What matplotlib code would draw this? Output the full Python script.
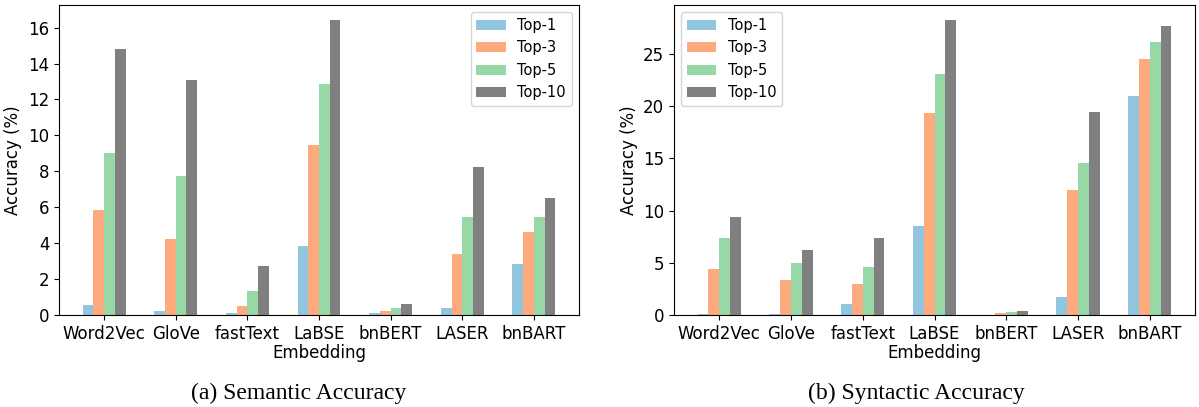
import numpy as np
import matplotlib
matplotlib.use("Agg")
import matplotlib.pyplot as plt

embeddings = ["Word2Vec", "GloVe", "fastText", "LaBSE", "bnBERT", "LASER", "bnBART"]
series_names = ["Top-1", "Top-3", "Top-5", "Top-10"]
colors = ["#92c5de", "#fdaa7e", "#98d8a6", "#808080"]

# (a) semantic accuracy
semantic_top1 = [0.53, 0.24, 0.13, 3.85, 0.13, 0.41, 2.85]
semantic_top3 = [5.85, 4.24, 0.52, 9.45, 0.24, 3.40, 4.62]
semantic_top5 = [9.00, 7.73, 1.35, 12.84, 0.41, 5.46, 5.46]
semantic_top10 = [14.83, 13.06, 2.74, 16.44, 0.63, 8.23, 6.51]

# (b) syntactic accuracy
syntactic_top1 = [0.13, 0.10, 1.08, 8.52, 0.0, 1.75, 21.02]
syntactic_top3 = [4.42, 3.37, 2.99, 19.31, 0.22, 11.96, 24.55]
syntactic_top5 = [7.38, 4.99, 4.61, 23.12, 0.32, 14.54, 26.18]
syntactic_top10 = [9.38, 6.23, 7.38, 28.28, 0.41, 19.40, 27.70]

W, H = 1199, 407
fig = plt.figure(figsize=(W / 100, H / 100), dpi=100)

ax_a = fig.add_axes([59 / W, 1 - 315 / H, 520 / W, 310 / H])
ax_b = fig.add_axes([674 / W, 1 - 315 / H, 521 / W, 310 / H])

bar_w = 0.15
x = np.arange(len(embeddings))


def draw_panel(ax, values, legend_loc):
    for i, (name, vals) in enumerate(zip(series_names, values)):
        ax.bar(x + (i - 1.5) * bar_w, vals, bar_w, color=colors[i], label=name)
    ax.set_xticks(x)
    ax.set_xticklabels(embeddings, fontsize=12)
    ax.tick_params(axis="y", labelsize=12)
    ax.set_xlabel("Embedding", fontsize=12, labelpad=1)
    ax.set_ylabel("Accuracy (%)", fontsize=12)
    ax.legend(loc=legend_loc, fontsize=10.5)


draw_panel(ax_a, [semantic_top1, semantic_top3, semantic_top5, semantic_top10], "upper right")
draw_panel(ax_b, [syntactic_top1, syntactic_top3, syntactic_top5, syntactic_top10], "upper left")

fig.text(299 / W, 1 - 393 / H, "(a) Semantic Accuracy", ha="center", va="center",
         fontsize=17, family="Liberation Serif")
fig.text(916 / W, 1 - 393 / H, "(b) Syntactic Accuracy", ha="center", va="center",
         fontsize=17, family="Liberation Serif")

fig.savefig("out.png", dpi=100)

·····

Set task. Repeat, word for word and with no pictures, only the lines running from the beginning of the data to the line that contains "import matplotlib.pyplot as plt".

Exercise response.
What matplotlib code would draw this? Output the full Python script.
import numpy as np
import matplotlib
matplotlib.use("Agg")
import matplotlib.pyplot as plt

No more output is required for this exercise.